Until the writ is issued, however, Plaintiff remains under an obligation of reasonable accommodation․ If Ms. Maheux comes forward with a proposal for counselling which incorporates eyes-on supervision during periods when [the son] is on the Authority's premises, the “reasonable accommodation” requirements may be triggered.   Under such circumstances, Ms. Maheux may move for relief from judgment under Rule 60(b) or other applicable rule, and a stay may issue pursuant to Rule 80D(j).
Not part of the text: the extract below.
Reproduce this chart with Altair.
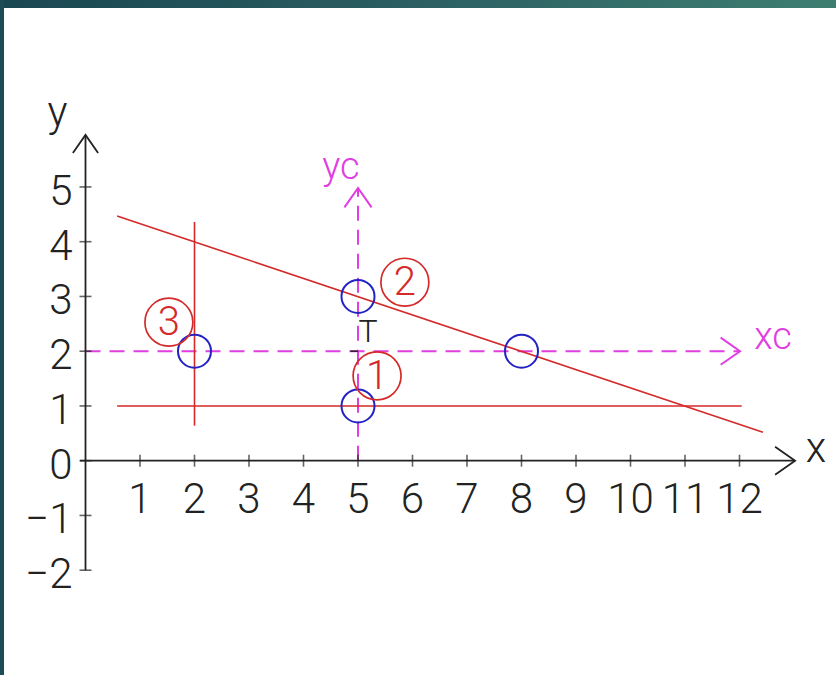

[¶ 3] Maheux filed a motion for relief from judgment pursuant to Rule 60(b) and for stay of issuance of writ.   The court entered an order granting Maheux's motion for stay of the issuance of the writ of possession on the condition that “the family pursues appropriate counselling to address [the son's] disability, and the mother provides direct supervision (by herself or another adult) when [the son] is on property of the Authority.”   Thereafter, BHA filed a motion to vacate the stay due to the son's continued disruptive and violent behavior and the failure of defendant to supervise the son while on BHA property.   BHA and Maheux entered a stipulation of facts acknowledging that the son was not supervised on several occasions.   After hearing, the court entered an order on April 13, 1999, vacating the stay of the writ of possession.   On April 20, 1999, Maheux filed a notice of appeal to the Superior Court and a demand for a jury trial de novo.   BHA filed a motion to dismiss the appeal and, after hearing, a judgment was entered in the Superior Court granting BHA's motion to dismiss the appeal.   Maheux now appeals to us.
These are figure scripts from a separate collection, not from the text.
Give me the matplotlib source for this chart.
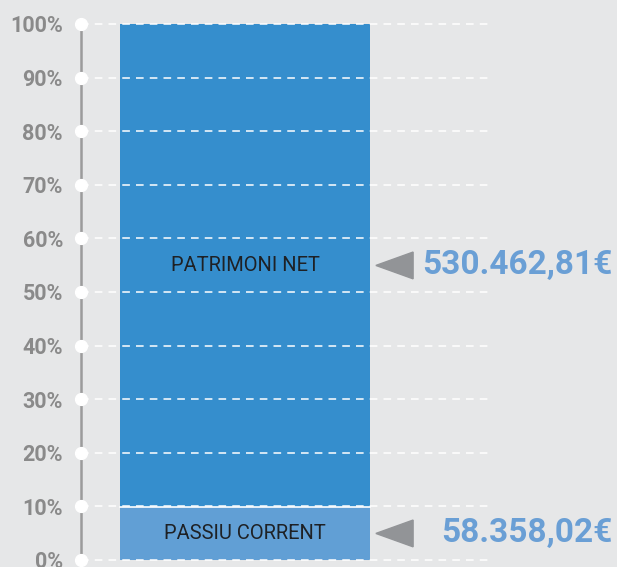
import matplotlib
matplotlib.use("Agg")
import matplotlib.pyplot as plt
from matplotlib.patches import Polygon

# Balance figures (EUR)
segments = ["PASSIU CORRENT", "PATRIMONI NET"]
amounts = [58358.02, 530462.81]
amount_labels = ["58.358,02€", "530.462,81€"]
seg_colors = ["#619fd5", "#358ecd"]
tick_values = [0, 10, 20, 30, 40, 50, 60, 70, 80, 90, 100]
tick_labels = [f"{v}%" for v in tick_values]

bg = "#e6e7e8"
total = sum(amounts)
shares = [a / total * 100 for a in amounts]

fig = plt.figure(figsize=(6.17, 5.67), dpi=100, facecolor=bg)
ax = fig.add_axes([81 / 617, 7 / 567, 409 / 617, 536 / 567])
ax.set_facecolor(bg)
ax.set_xlim(0, 1)
ax.set_ylim(0, 100)

bar_x, bar_w = 0.401, 0.611
bottom = 0
for seg, share, col in zip(segments, shares, seg_colors):
    ax.bar(bar_x, share, width=bar_w, bottom=bottom, color=col,
           linewidth=0, zorder=2)
    ax.text(bar_x, bottom + share / 2, seg, ha="center", va="center",
            fontsize=14.5, color="#1e2125", family="Roboto", zorder=4)
    bottom += share
# thin white seam between the two segments
ax.plot([bar_x - bar_w / 2, bar_x + bar_w / 2], [shares[0], shares[0]],
        color="white", lw=1.2, zorder=3)

# dashed gridlines over the bars
for v in tick_values:
    ax.plot([0, 1], [v, v], color="white", lw=1.1, ls=(0, (5, 4)),
            zorder=3, clip_on=False)

for s in ["top", "right", "bottom"]:
    ax.spines[s].set_visible(False)
ax.spines["left"].set_color("#9b9b9b")
ax.spines["left"].set_linewidth(1.8)
ax.set_xticks([])
ax.set_yticks(tick_values)
ax.set_yticklabels(tick_labels, fontsize=15.5, fontweight="bold",
                   color="#8a8a8a", family="Roboto")
ax.tick_params(axis="y", length=0, pad=13)
ax.plot([0] * len(tick_values), tick_values, "o", color="white",
        markersize=8.5, clip_on=False, zorder=5)

# arrows and amount labels
bottom = 0
for share, lab in zip(shares, amount_labels):
    yc = bottom + share / 2
    tri = Polygon([[0.721, yc], [0.812, yc + 2.5], [0.812, yc - 2.5]],
                  closed=True, color="#929497", clip_on=False, zorder=4)
    ax.add_patch(tri)
    ax.text(1.3, yc, lab, ha="right", va="center", fontsize=24,
            fontweight="bold", color="#6a9fd5", family="Roboto",
            clip_on=False)
    bottom += share

fig.savefig("out.png", dpi=100, facecolor=bg)
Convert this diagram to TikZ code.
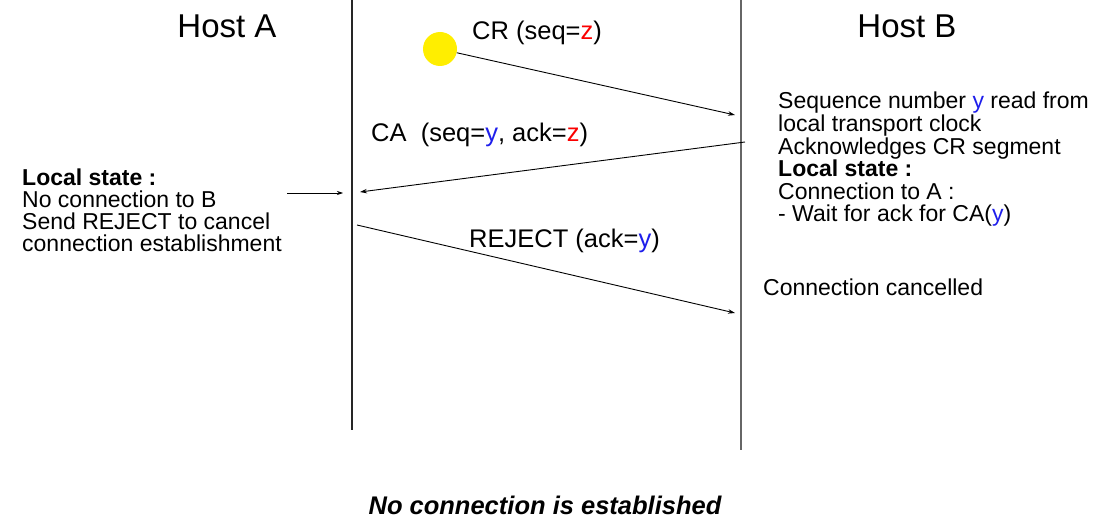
\documentclass[tikz,border=0pt]{standalone}
\usepackage{fontspec}
\setmainfont{Liberation Sans}
\usetikzlibrary{arrows.meta}
\definecolor{seqred}{RGB}{250,0,0}
\definecolor{seqblue}{RGB}{30,30,235}
\definecolor{dotyellow}{RGB}{255,238,0}
\newcommand{\zz}{\textcolor{seqred}{z}}
\newcommand{\yy}{\textcolor{seqblue}{y}}
\tikzset{
  host/.style={anchor=base, inner sep=0pt, font=\fontsize{33}{36}\selectfont},
  msglabel/.style={anchor=base west, inner sep=0pt, font=\fontsize{25.5}{28}\selectfont},
  note/.style={anchor=north west, inner sep=0pt, align=left},
  msg/.style={-{Stealth[length=7pt,width=4.5pt]}, line width=0.9pt},
  lifeline/.style={line width=1.3pt}
}
\begin{document}
\begin{tikzpicture}[x=1pt,y=-1pt]
  \useasboundingbox (0,0) rectangle (1095,524);

  % Hosts and their time lines
  \node[host] (hostA) at (227,38) {Host A};
  \node[host] (hostB) at (907,38) {Host B};
  \coordinate (aTop) at (352,0);
  \coordinate (aBot) at (352,430);
  \coordinate (bTop) at (741,0);
  \coordinate (bBot) at (741,450);
  \draw[lifeline, black!85] (aTop) -- (aBot);
  \draw[lifeline, black!60, line width=1.8pt] (bTop) -- (bBot);

  % CR segment
  \node[circle, fill=dotyellow, minimum size=34pt, inner sep=0pt] (start) at (440,49) {};
  \coordinate (crEnd) at (735,115);
  \draw[msg] (start) -- (crEnd);
  \node[msglabel] (crLabel) at (472,40) {CR (seq=\zz)};

  % CA segment
  \coordinate (caStart) at (745,142);
  \coordinate (caEnd) at (360,192);
  \draw[msg] (caStart) -- (caEnd);
  \node[msglabel] (caLabel) at (371,142) {CA\ \ (seq=\yy, ack=\zz)};

  % REJECT segment
  \coordinate (rjStart) at (357,225);
  \coordinate (rjEnd) at (735,313);
  \draw[msg] (rjStart) -- (rjEnd);
  \node[msglabel] (rjLabel) at (469,247) {REJECT (ack=\yy)};

  % State of host A
  \node[note, font=\fontsize{23}{22}\selectfont] (stateA) at (22,169)
    {\textbf{Local state :}\\No connection to B\\Send REJECT to cancel\\connection establishment};
  \coordinate (pointFrom) at (287,193);
  \coordinate (pointTo) at (343,193);
  \draw[msg, line width=0.7pt, -{Stealth[length=6pt,width=4pt]}] (pointFrom) -- (pointTo);

  % State of host B
  \node[note, font=\fontsize{23}{22.6}\selectfont] (stateB) at (778,92)
    {Sequence number \yy\ read from\\local transport clock\\Acknowledges CR segment\\\textbf{Local state :}\\Connection to A :\\- Wait for ack for CA(\yy)};
  \node[anchor=base west, inner sep=0pt, font=\fontsize{23}{25}\selectfont] (cancelB) at (763,295) {Connection cancelled};

  % Result
  \node[anchor=base, inner sep=0pt, font=\fontsize{25.5}{28}\selectfont\bfseries\itshape] (result) at (545,514)
    {No connection is established};
\end{tikzpicture}
\end{document}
 [¶ 4] “The time for filing an appeal of the judgment of the District Court expires upon the issuance of the writ of possession pursuant to section 6005 or 30 days from the time the judgment is entered, whichever occurs first.”   14 M.R.S.A. § 6008 (Supp.1999).   In this case, the judgment was entered on December 21, 1998, and thereafter the court stayed the issuance of the writ of possession.   Thus, based on the statute, the first event to occur was the 30 days from the entry of judgment, so that the appeal period expired January 20, 1999.   Therefore, Maheux's appeal in April, 1999, was not timely.

[¶ 5] Although the District Court included in its order a specific provision giving Maheux the opportunity to file a motion for relief from judgment, such a motion does not affect the finality of the judgment or stay the time for filing an appeal.   See M.R. Civ. P. 60(b) (“A motion under this subdivision (b) does not affect the finality of a judgment or suspend its operation.”);   M.R. Civ. P. 76D.
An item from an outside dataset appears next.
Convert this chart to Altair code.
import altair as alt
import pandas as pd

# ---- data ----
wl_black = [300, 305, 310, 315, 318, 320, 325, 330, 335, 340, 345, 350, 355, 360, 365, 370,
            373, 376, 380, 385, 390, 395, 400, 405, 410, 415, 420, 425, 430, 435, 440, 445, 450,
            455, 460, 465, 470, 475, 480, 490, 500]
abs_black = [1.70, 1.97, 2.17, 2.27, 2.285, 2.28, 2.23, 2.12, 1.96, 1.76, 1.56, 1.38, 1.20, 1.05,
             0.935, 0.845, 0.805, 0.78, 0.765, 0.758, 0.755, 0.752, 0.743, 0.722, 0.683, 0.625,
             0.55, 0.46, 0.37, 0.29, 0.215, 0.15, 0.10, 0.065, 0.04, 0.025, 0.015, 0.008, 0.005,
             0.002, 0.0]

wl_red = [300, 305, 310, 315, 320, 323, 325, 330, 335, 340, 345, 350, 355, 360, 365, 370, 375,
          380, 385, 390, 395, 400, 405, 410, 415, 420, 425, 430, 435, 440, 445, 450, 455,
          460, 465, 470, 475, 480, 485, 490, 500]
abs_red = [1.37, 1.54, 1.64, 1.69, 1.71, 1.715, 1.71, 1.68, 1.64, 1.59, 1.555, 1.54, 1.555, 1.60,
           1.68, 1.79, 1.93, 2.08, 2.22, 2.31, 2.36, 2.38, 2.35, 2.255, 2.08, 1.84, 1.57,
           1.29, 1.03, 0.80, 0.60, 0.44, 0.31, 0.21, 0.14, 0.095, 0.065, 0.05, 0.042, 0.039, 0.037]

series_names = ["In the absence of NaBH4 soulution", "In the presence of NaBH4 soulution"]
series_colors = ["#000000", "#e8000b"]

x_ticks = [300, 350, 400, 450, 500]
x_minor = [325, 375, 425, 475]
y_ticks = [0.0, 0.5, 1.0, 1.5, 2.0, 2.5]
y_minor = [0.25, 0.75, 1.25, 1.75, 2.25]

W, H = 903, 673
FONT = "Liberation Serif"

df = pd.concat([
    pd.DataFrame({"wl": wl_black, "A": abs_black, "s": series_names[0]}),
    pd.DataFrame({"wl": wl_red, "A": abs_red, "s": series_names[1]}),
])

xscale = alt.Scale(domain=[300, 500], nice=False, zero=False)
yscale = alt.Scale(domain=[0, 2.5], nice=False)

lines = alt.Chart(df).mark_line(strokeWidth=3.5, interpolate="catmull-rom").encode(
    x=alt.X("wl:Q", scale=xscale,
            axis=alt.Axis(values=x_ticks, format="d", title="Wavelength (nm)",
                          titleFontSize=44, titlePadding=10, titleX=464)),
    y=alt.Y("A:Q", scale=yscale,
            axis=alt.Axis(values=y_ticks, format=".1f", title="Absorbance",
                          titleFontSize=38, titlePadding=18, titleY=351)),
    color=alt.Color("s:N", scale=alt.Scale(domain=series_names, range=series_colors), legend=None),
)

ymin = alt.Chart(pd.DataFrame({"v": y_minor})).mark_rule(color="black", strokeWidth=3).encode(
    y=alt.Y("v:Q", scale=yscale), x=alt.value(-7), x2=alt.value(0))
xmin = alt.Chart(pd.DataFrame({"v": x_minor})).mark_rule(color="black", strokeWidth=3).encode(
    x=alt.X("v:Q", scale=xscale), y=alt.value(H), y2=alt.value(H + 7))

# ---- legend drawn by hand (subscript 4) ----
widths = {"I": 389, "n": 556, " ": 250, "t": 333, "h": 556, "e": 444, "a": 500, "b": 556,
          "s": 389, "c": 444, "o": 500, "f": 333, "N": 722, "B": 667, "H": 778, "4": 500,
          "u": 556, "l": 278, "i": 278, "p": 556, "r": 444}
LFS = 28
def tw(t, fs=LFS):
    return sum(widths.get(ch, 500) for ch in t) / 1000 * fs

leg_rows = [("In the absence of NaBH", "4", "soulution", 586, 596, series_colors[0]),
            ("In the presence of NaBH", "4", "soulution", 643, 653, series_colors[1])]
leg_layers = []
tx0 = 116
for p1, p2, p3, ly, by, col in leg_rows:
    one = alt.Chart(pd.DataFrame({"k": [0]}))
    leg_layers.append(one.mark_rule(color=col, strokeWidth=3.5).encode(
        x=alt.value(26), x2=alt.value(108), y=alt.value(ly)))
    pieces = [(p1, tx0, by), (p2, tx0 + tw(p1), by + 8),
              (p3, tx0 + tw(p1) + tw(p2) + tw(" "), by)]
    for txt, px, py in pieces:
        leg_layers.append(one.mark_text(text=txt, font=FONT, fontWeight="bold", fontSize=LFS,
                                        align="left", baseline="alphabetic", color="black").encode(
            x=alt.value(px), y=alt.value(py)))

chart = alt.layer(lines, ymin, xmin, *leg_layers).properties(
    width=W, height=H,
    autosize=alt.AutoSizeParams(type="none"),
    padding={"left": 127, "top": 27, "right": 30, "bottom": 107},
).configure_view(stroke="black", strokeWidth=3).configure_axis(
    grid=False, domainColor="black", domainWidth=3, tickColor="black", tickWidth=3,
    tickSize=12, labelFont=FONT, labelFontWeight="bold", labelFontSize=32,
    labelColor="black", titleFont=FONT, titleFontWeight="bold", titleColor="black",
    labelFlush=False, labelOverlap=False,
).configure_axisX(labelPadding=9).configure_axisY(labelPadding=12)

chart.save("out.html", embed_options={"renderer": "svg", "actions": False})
 [¶ 6] Mindful of the confusion surrounding how a reasonable accommodation defense should be handled procedurally in a forcible entry and detainer action, however, we offer the following guidance.   If the tenant raises a reasonable accommodation defense, as with any other defense, the court should consider both the landlord's claim and the tenant's defense and either grant or deny the forcible entry and detainer.   If the court determines that the landlord has a duty to offer a reasonable accommodation and has failed to do so, then the court should deny the forcible entry and detainer and not grant possession to the landlord.   If, however, the court determines that the landlord is otherwise entitled to possession and either has no duty to offer a reasonable accommodation or has, in fact, offered a reasonable accommodation, then the court should grant the forcible entry and detainer.

The entry is:

Judgment affirmed.


1.   The obligation of reasonable accommodation is alleged to exist by virtue of the federal Fair Housing Act, 42 U.S.C. §§ 3601 et seq. (1999).